- WHAT YOU ARE ASKED TO DO
Extract the whole listing as it stands. Do not include the pictures.

- DATA EXCERPT
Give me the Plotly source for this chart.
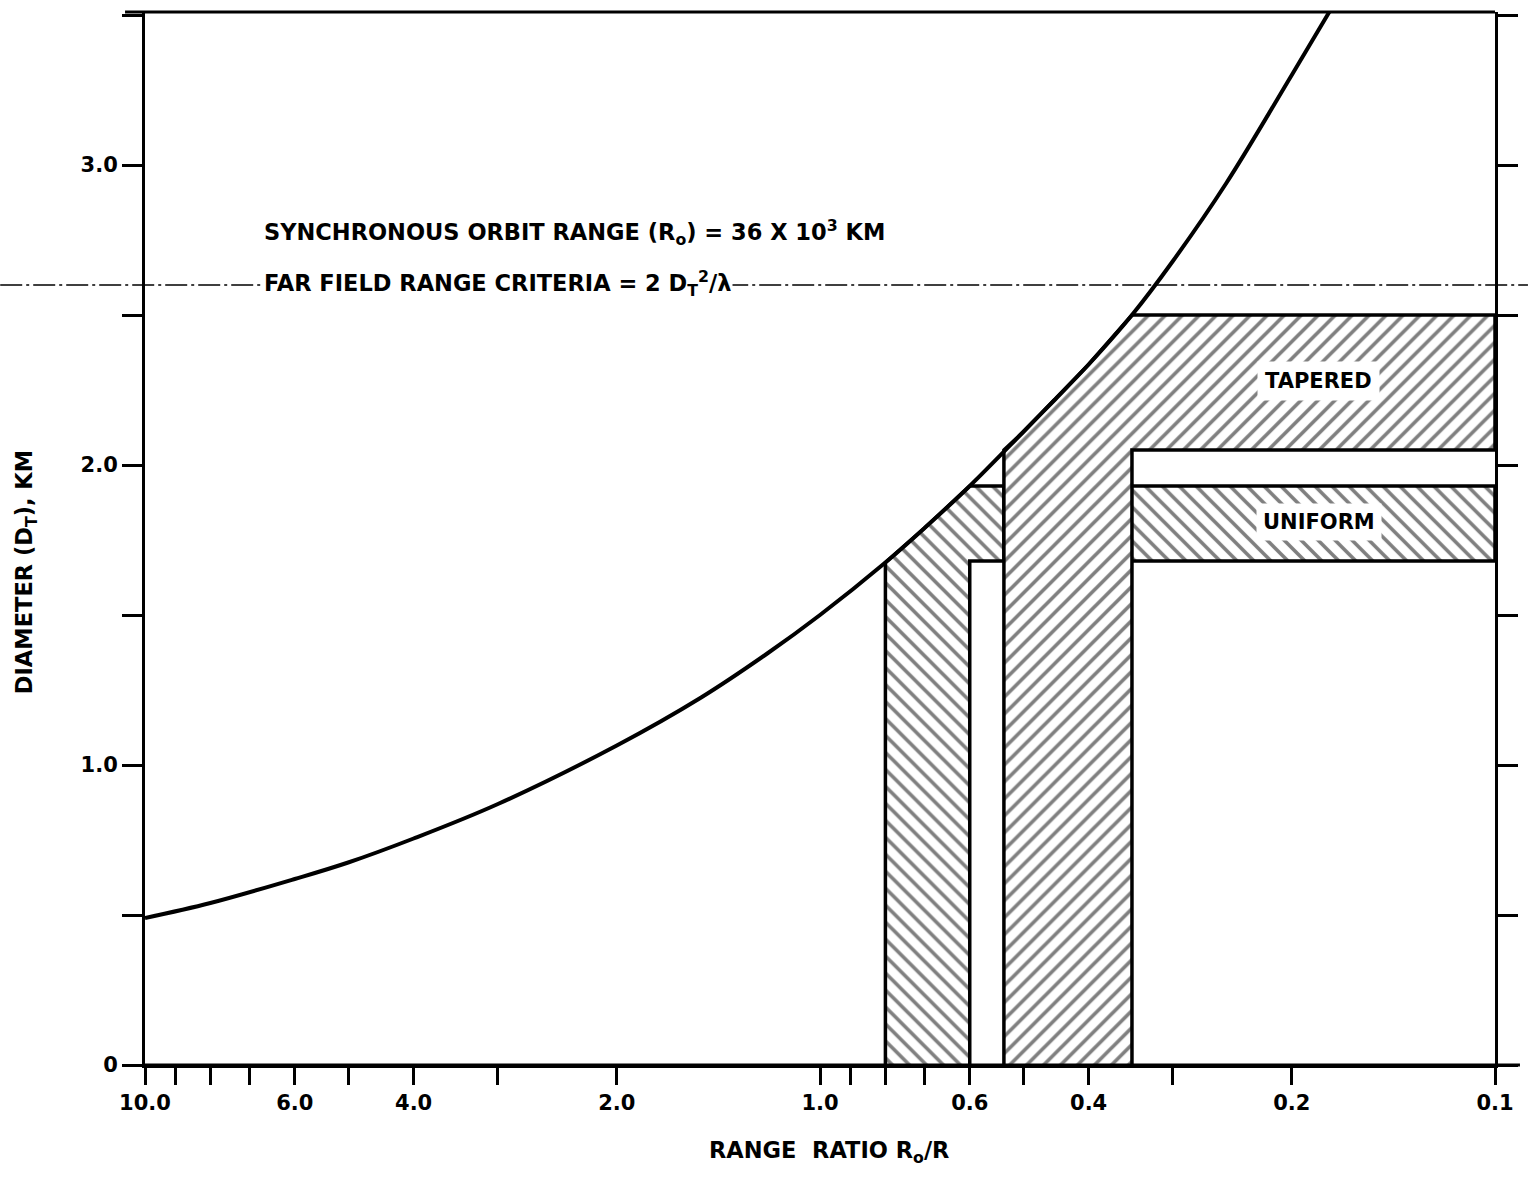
import plotly.graph_objects as go

# ---------------- data ----------------
curve_ratio = [10.0, 8.0, 6.0, 5.0, 4.0, 3.0, 2.0, 1.5, 1.2, 1.0, 0.8, 0.7, 0.6,
               0.5, 0.45, 0.4, 0.345, 0.3, 0.25, 0.2, 0.176]
curve_diam = [0.49, 0.54, 0.62, 0.675, 0.755, 0.87, 1.065, 1.225, 1.37, 1.50, 1.675, 1.79, 1.93,
              2.11, 2.215, 2.335, 2.50, 2.68, 2.94, 3.30, 3.51]

# region edges (range ratio) and levels (diameter, km)
uniform_left, uniform_inner = 0.80, 0.60
tapered_left, tapered_right = 0.534, 0.345
right_edge = 0.1
uniform_low, uniform_high = 1.68, 1.93
tapered_low, tapered_high = 2.05, 2.50
tapered_left_top = 2.05

far_field_level = 2.6

x_tickvals = [10, 9, 8, 7, 6, 5, 4, 3, 2, 1, 0.9, 0.8, 0.7, 0.6, 0.5, 0.4, 0.3, 0.2, 0.1]
x_ticktext = ["10.0", "", "", "", "6.0", "", "4.0", "", "2.0", "1.0", "", "", "", "0.6",
              "", "0.4", "", "0.2", "0.1"]
y_tickvals = [0, 0.5, 1.0, 1.5, 2.0, 2.5, 3.0, 3.5]
y_ticktext = ["0", "", "1.0", "", "2.0", "", "3.0", ""]

# ---------------- polygons built from the values above ----------------
def curve_between(hi, lo):
    pts = [(r, d) for r, d in zip(curve_ratio, curve_diam) if lo <= r < hi]
    return [p[0] for p in pts], [p[1] for p in pts]

cx, cy = curve_between(uniform_left, uniform_inner)
uniform_x = [uniform_left, uniform_left] + cx + [tapered_left, tapered_left, uniform_inner, uniform_inner]
uniform_y = [0.0, curve_diam[curve_ratio.index(uniform_left)]] + cy + [uniform_high, uniform_low, uniform_low, 0.0]

uniform_band_x = [tapered_right, right_edge, right_edge, tapered_right]
uniform_band_y = [uniform_low, uniform_low, uniform_high, uniform_high]

tx, ty = curve_between(tapered_left, tapered_right)
tapered_x = [tapered_left, tapered_left] + tx + [right_edge, right_edge, tapered_right, tapered_right]
tapered_y = [0.0, tapered_left_top] + ty + [tapered_high, tapered_low, tapered_low, 0.0]

# ---------------- layout geometry ----------------
W, H = 1530, 1180
L, R, T, B = 145, 33, 12, 115
PW, PH = W - L - R, H - T - B

def px(x):
    return (x - L) / PW

def py(y):
    return (H - B - y) / PH

FONT = "DejaVu Sans"
hatch = dict(fgcolor="black", bgcolor="white", size=12, solidity=0.3)

fig = go.Figure()
fig.add_trace(go.Scatter(
    x=uniform_x, y=uniform_y, fill="toself", mode="lines",
    line=dict(color="black", width=3.5), fillcolor="white",
    fillpattern=dict(shape="\\", **hatch), hoverinfo="skip", showlegend=False))
fig.add_trace(go.Scatter(
    x=uniform_band_x, y=uniform_band_y, fill="toself", mode="lines",
    line=dict(color="black", width=3.5), fillcolor="white",
    fillpattern=dict(shape="\\", **hatch), hoverinfo="skip", showlegend=False))
fig.add_trace(go.Scatter(
    x=tapered_x, y=tapered_y, fill="toself", mode="lines",
    line=dict(color="black", width=3.5), fillcolor="white",
    fillpattern=dict(shape="/", **hatch), hoverinfo="skip", showlegend=False))
fig.add_trace(go.Scatter(
    x=curve_ratio, y=curve_diam, mode="lines",
    line=dict(color="black", width=4, shape="spline", smoothing=1.0),
    hoverinfo="skip", showlegend=False, cliponaxis=True))

# far-field dash-dot line across whole page
fig.add_shape(type="line", xref="paper", yref="y",
              x0=px(0), x1=px(W), y0=far_field_level, y1=far_field_level,
              line=dict(color="black", width=1.5, dash="22px,4px,3px,4px"), layer="below")
# top border extending slightly left
fig.add_shape(type="line", xref="paper", yref="paper",
              x0=px(125), x1=1.0, y0=1.0, y1=1.0,
              line=dict(color="black", width=3))
# bottom axis line extending to the right
fig.add_shape(type="line", xref="paper", yref="paper",
              x0=0.0, x1=px(1522), y0=0.0, y1=0.0,
              line=dict(color="black", width=3))

tick_font = dict(family=FONT, size=21, color="black", weight="bold")
text_font = dict(family=FONT, size=22.5, color="black", weight="bold")
label_font = dict(family=FONT, size=21, color="black", weight="bold")

fig.update_xaxes(type="log", range=[1, -1], tickvals=x_tickvals, ticktext=x_ticktext,
                 ticks="outside", ticklen=17, tickwidth=3, tickcolor="black",
                 showline=True, linewidth=3, linecolor="black", mirror=False,
                 showgrid=False, zeroline=False, tickfont=tick_font)
fig.update_yaxes(range=[0, 3.51], tickvals=y_tickvals, ticktext=y_ticktext,
                 ticks="outside", ticklen=20, tickwidth=2.5, tickcolor="black",
                 showline=True, linewidth=3, linecolor="black", mirror="ticks",
                 showgrid=False, zeroline=False, tickfont=tick_font)

ann = []
ann.append(dict(x=px(262), y=py(232), xref="paper", yref="paper", xanchor="left", yanchor="middle",
                text="SYNCHRONOUS ORBIT RANGE (R<sub>o</sub>) = 36 X 10<sup>3</sup> KM",
                showarrow=False, font=text_font))
ann.append(dict(x=px(262), y=py(283), xref="paper", yref="paper", xanchor="left", yanchor="middle",
                text="FAR FIELD RANGE CRITERIA = 2 D<sub>T</sub><sup>2</sup>/λ",
                showarrow=False, font=text_font, bgcolor="white"))
ann.append(dict(x=px(1320), y=py(381), xref="paper", yref="paper", xanchor="center", yanchor="middle",
                text="TAPERED", showarrow=False, font=label_font, bgcolor="white", borderpad=7))
ann.append(dict(x=px(1321), y=py(522), xref="paper", yref="paper", xanchor="center", yanchor="middle",
                text="UNIFORM", showarrow=False, font=label_font, bgcolor="white", borderpad=6))
ann.append(dict(x=px(830), y=py(1152), xref="paper", yref="paper", xanchor="center", yanchor="middle",
                text="RANGE  RATIO R<sub>o</sub>/R", showarrow=False, font=text_font))
ann.append(dict(x=px(26), y=py(572), xref="paper", yref="paper", xanchor="center", yanchor="middle",
                text="DIAMETER (D<sub>T</sub>), KM", textangle=-90, showarrow=False, font=text_font))

fig.update_layout(width=W, height=H, margin=dict(l=L, r=R, t=T, b=B),
                  paper_bgcolor="white", plot_bgcolor="white", annotations=ann,
                  showlegend=False)

fig.write_html("out.html")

- WRITTEN RESPONSE
Give me the Plotly source for this chart.
import plotly.graph_objects as go

# ---------------- data ----------------
curve_ratio = [10.0, 8.0, 6.0, 5.0, 4.0, 3.0, 2.0, 1.5, 1.2, 1.0, 0.8, 0.7, 0.6,
               0.5, 0.45, 0.4, 0.345, 0.3, 0.25, 0.2, 0.176]
curve_diam = [0.49, 0.54, 0.62, 0.675, 0.755, 0.87, 1.065, 1.225, 1.37, 1.50, 1.675, 1.79, 1.93,
              2.11, 2.215, 2.335, 2.50, 2.68, 2.94, 3.30, 3.51]

# region edges (range ratio) and levels (diameter, km)
uniform_left, uniform_inner = 0.80, 0.60
tapered_left, tapered_right = 0.534, 0.345
right_edge = 0.1
uniform_low, uniform_high = 1.68, 1.93
tapered_low, tapered_high = 2.05, 2.50
tapered_left_top = 2.05

far_field_level = 2.6

x_tickvals = [10, 9, 8, 7, 6, 5, 4, 3, 2, 1, 0.9, 0.8, 0.7, 0.6, 0.5, 0.4, 0.3, 0.2, 0.1]
x_ticktext = ["10.0", "", "", "", "6.0", "", "4.0", "", "2.0", "1.0", "", "", "", "0.6",
              "", "0.4", "", "0.2", "0.1"]
y_tickvals = [0, 0.5, 1.0, 1.5, 2.0, 2.5, 3.0, 3.5]
y_ticktext = ["0", "", "1.0", "", "2.0", "", "3.0", ""]

# ---------------- polygons built from the values above ----------------
def curve_between(hi, lo):
    pts = [(r, d) for r, d in zip(curve_ratio, curve_diam) if lo <= r < hi]
    return [p[0] for p in pts], [p[1] for p in pts]

cx, cy = curve_between(uniform_left, uniform_inner)
uniform_x = [uniform_left, uniform_left] + cx + [tapered_left, tapered_left, uniform_inner, uniform_inner]
uniform_y = [0.0, curve_diam[curve_ratio.index(uniform_left)]] + cy + [uniform_high, uniform_low, uniform_low, 0.0]

uniform_band_x = [tapered_right, right_edge, right_edge, tapered_right]
uniform_band_y = [uniform_low, uniform_low, uniform_high, uniform_high]

tx, ty = curve_between(tapered_left, tapered_right)
tapered_x = [tapered_left, tapered_left] + tx + [right_edge, right_edge, tapered_right, tapered_right]
tapered_y = [0.0, tapered_left_top] + ty + [tapered_high, tapered_low, tapered_low, 0.0]

# ---------------- layout geometry ----------------
W, H = 1530, 1180
L, R, T, B = 145, 33, 12, 115
PW, PH = W - L - R, H - T - B

def px(x):
    return (x - L) / PW

def py(y):
    return (H - B - y) / PH

FONT = "DejaVu Sans"
hatch = dict(fgcolor="black", bgcolor="white", size=12, solidity=0.3)

fig = go.Figure()
fig.add_trace(go.Scatter(
    x=uniform_x, y=uniform_y, fill="toself", mode="lines",
    line=dict(color="black", width=3.5), fillcolor="white",
    fillpattern=dict(shape="\\", **hatch), hoverinfo="skip", showlegend=False))
fig.add_trace(go.Scatter(
    x=uniform_band_x, y=uniform_band_y, fill="toself", mode="lines",
    line=dict(color="black", width=3.5), fillcolor="white",
    fillpattern=dict(shape="\\", **hatch), hoverinfo="skip", showlegend=False))
fig.add_trace(go.Scatter(
    x=tapered_x, y=tapered_y, fill="toself", mode="lines",
    line=dict(color="black", width=3.5), fillcolor="white",
    fillpattern=dict(shape="/", **hatch), hoverinfo="skip", showlegend=False))
fig.add_trace(go.Scatter(
    x=curve_ratio, y=curve_diam, mode="lines",
    line=dict(color="black", width=4, shape="spline", smoothing=1.0),
    hoverinfo="skip", showlegend=False, cliponaxis=True))

# far-field dash-dot line across whole page
fig.add_shape(type="line", xref="paper", yref="y",
              x0=px(0), x1=px(W), y0=far_field_level, y1=far_field_level,
              line=dict(color="black", width=1.5, dash="22px,4px,3px,4px"), layer="below")
# top border extending slightly left
fig.add_shape(type="line", xref="paper", yref="paper",
              x0=px(125), x1=1.0, y0=1.0, y1=1.0,
              line=dict(color="black", width=3))
# bottom axis line extending to the right
fig.add_shape(type="line", xref="paper", yref="paper",
              x0=0.0, x1=px(1522), y0=0.0, y1=0.0,
              line=dict(color="black", width=3))

tick_font = dict(family=FONT, size=21, color="black", weight="bold")
text_font = dict(family=FONT, size=22.5, color="black", weight="bold")
label_font = dict(family=FONT, size=21, color="black", weight="bold")

fig.update_xaxes(type="log", range=[1, -1], tickvals=x_tickvals, ticktext=x_ticktext,
                 ticks="outside", ticklen=17, tickwidth=3, tickcolor="black",
                 showline=True, linewidth=3, linecolor="black", mirror=False,
                 showgrid=False, zeroline=False, tickfont=tick_font)
fig.update_yaxes(range=[0, 3.51], tickvals=y_tickvals, ticktext=y_ticktext,
                 ticks="outside", ticklen=20, tickwidth=2.5, tickcolor="black",
                 showline=True, linewidth=3, linecolor="black", mirror="ticks",
                 showgrid=False, zeroline=False, tickfont=tick_font)

ann = []
ann.append(dict(x=px(262), y=py(232), xref="paper", yref="paper", xanchor="left", yanchor="middle",
                text="SYNCHRONOUS ORBIT RANGE (R<sub>o</sub>) = 36 X 10<sup>3</sup> KM",
                showarrow=False, font=text_font))
ann.append(dict(x=px(262), y=py(283), xref="paper", yref="paper", xanchor="left", yanchor="middle",
                text="FAR FIELD RANGE CRITERIA = 2 D<sub>T</sub><sup>2</sup>/λ",
                showarrow=False, font=text_font, bgcolor="white"))
ann.append(dict(x=px(1320), y=py(381), xref="paper", yref="paper", xanchor="center", yanchor="middle",
                text="TAPERED", showarrow=False, font=label_font, bgcolor="white", borderpad=7))
ann.append(dict(x=px(1321), y=py(522), xref="paper", yref="paper", xanchor="center", yanchor="middle",
                text="UNIFORM", showarrow=False, font=label_font, bgcolor="white", borderpad=6))
ann.append(dict(x=px(830), y=py(1152), xref="paper", yref="paper", xanchor="center", yanchor="middle",
                text="RANGE  RATIO R<sub>o</sub>/R", showarrow=False, font=text_font))
ann.append(dict(x=px(26), y=py(572), xref="paper", yref="paper", xanchor="center", yanchor="middle",
                text="DIAMETER (D<sub>T</sub>), KM", textangle=-90, showarrow=False, font=text_font))

fig.update_layout(width=W, height=H, margin=dict(l=L, r=R, t=T, b=B),
                  paper_bgcolor="white", plot_bgcolor="white", annotations=ann,
                  showlegend=False)

fig.write_html("out.html")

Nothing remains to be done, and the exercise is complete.